4. Una precisazione s’impone prima di procedere oltre nella riflessione. Ci basiamo sul Simbolo di Nicea-Costantinopoli (381) e non in senso stretto sul Simbolo composto a Nicea (325). In effetti, fu necessaria una cinquantina di anni perché il vocabolario del Simbolo di Nicea fosse accettato e vi fosse consenso sulla portata universale del Concilio. Il processo di ricezione del Concilio di Nicea si è prolungato durante il conflitto con gli Pneumatomachi tra Nicea e Costantinopoli, portando a introdurre alcune modificazioni testuali significative, in particolare nel terzo articolo di fede. Secondo l’opinione dei Padri, tuttavia, questo processo, che giunge a compimento nel Simbolo Niceno-Costantinopolitano, non implicava alcuna alterazione della fede nicena, ma la sua autentica preservazione.
In questo senso, il preambolo della definizione dogmatica di Calcedonia, che era stata preceduta dalla trascrizione del Simbolo di Nicea e del Simbolo Niceno-Costantinopolitano, “conferma” ciò che è stato detto nel Simbolo dei “150 Padri” (Costantinopoli), poiché il suo senso risiede, secondo i suoi stessi termini, nella precisazione di ciò che riguarda lo Spirito Santo contro coloro che negano la sua signoria.[5]L’ampiezza di ciò che è successo a Nicea si manifesta nella proibizione fatta al Concilio di Efeso di promulgare qualunque altra formula di fede,[6]perché, nei momenti successivi a Nicea, i sostenitori dell’ortodossia hanno pensato che il discernimento cristallizzato nel Simbolo Niceno sarebbe stato sufficiente a garantire la fede della Chiesa per sempre. Atanasio, ad esempio, dirà di Nicea che si tratta della «parola del nostro Dio che dura per sempre» (Is 40,8).[7] Questo processo di Tradizione vivente e normativa si prolunga tra il IV e il IX secolo, attraverso l’adozione di questo Simbolo nelle liturgie battesimali, soprattutto in Oriente, e poi nelle liturgie eucaristiche. Notiamo che il Filioque, che si trova nelle versioni occidentali attuali del Simbolo, non fa parte del testo originale del Simbolo Niceno-Costantinopolitano, sul quale questo Documento intende appoggiarsi.[8] Questo punto continua a essere oggetto di malintesi tra le confessioni cristiane, di modo che il dialogo tra Oriente e Occidente deve proseguire ancora oggi.
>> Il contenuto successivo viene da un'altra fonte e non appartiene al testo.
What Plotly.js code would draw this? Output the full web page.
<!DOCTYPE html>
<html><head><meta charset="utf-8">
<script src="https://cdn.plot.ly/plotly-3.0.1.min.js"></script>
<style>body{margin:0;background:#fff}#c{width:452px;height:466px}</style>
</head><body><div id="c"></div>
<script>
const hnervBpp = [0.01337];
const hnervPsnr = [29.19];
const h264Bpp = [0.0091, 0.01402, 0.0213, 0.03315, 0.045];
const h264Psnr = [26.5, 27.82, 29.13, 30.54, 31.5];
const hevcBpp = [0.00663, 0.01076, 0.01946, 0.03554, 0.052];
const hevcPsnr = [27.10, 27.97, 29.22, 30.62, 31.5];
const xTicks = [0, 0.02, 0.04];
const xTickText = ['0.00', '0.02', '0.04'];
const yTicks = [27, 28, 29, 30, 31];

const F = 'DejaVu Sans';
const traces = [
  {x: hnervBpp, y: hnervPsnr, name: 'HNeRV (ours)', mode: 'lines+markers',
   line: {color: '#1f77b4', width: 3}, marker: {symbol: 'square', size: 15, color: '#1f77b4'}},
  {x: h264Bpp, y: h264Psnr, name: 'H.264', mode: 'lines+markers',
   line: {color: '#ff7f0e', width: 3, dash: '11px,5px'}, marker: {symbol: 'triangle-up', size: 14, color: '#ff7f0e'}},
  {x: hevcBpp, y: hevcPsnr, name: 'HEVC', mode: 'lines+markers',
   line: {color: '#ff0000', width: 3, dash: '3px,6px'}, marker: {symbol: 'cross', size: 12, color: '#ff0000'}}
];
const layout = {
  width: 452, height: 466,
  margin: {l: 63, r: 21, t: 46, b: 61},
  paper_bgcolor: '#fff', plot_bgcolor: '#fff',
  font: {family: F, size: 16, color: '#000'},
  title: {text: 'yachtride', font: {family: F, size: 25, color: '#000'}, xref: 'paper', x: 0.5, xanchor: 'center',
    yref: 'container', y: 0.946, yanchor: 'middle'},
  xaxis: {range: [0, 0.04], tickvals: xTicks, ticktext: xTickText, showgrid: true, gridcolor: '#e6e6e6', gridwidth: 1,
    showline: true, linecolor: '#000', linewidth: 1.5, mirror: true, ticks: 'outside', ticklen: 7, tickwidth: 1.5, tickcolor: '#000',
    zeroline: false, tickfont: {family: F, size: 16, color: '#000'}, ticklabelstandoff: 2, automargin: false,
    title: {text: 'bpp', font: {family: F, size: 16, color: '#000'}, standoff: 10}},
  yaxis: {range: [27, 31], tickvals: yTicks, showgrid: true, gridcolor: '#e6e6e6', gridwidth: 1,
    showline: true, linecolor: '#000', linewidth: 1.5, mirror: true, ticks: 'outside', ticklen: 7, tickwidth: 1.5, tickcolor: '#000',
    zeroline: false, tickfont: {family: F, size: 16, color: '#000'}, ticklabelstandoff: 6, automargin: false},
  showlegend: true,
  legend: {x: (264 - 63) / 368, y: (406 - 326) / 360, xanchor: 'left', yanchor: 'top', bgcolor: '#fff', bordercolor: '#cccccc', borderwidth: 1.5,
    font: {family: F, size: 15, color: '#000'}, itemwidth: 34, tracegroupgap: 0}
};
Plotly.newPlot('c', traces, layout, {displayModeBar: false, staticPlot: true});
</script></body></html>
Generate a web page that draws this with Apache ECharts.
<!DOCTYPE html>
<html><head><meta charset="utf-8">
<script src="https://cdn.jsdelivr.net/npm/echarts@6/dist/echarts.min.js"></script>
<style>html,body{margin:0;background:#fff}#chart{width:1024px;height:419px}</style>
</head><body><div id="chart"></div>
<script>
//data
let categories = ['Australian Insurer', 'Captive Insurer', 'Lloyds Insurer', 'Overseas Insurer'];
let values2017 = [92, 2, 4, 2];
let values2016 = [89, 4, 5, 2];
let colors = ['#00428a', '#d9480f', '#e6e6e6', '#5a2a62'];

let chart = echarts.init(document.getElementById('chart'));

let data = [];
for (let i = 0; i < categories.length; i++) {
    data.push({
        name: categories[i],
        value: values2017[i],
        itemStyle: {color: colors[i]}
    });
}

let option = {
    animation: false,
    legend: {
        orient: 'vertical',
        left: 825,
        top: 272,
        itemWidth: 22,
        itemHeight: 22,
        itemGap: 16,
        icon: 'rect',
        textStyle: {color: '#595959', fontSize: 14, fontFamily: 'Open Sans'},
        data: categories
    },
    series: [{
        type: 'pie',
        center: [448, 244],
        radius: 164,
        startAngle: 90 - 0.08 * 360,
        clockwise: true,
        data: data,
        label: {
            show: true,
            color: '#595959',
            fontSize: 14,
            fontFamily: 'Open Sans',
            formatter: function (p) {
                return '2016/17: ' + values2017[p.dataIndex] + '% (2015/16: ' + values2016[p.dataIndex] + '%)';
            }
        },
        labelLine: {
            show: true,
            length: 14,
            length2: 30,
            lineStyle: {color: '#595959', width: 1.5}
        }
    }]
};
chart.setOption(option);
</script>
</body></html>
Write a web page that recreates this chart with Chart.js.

[5] Cf. Concilio di Calcedonia, Preambolo, DH 300.
[6] Cf. Concilio di Efeso, VI sessione dei Cirilliani, DH 265.
[7] Citato in K. Schatz, Storia dei Concili. La Chiesa nei suoi punti focali, Dehoniane, Bologna 2012, p. 36.
[8] «La Chiesa cattolica riconosce il valore conciliare ecumenico, normativo e irrevocabile, quale espressione dell’unica fede comune della Chiesa e di tutti i cristiani, del Simbolo professato in greco dal II Concilio Ecumenico a Costantinopoli nel 381. Nessuna professione di fede propria ad una tradizione liturgica particolare può contraddire questa espressione di fede insegnata e professata dalla Chiesa indivisa», Pontificio Consiglio per la Promozione dell’Unità dei Cristiani, «Le tradizioni greca e latina riguardanti la processione dello Spirito Santo», 13 settembre 1995, in L’Osservatore Romano, mercoledì 13 settembre 1995, p. 5.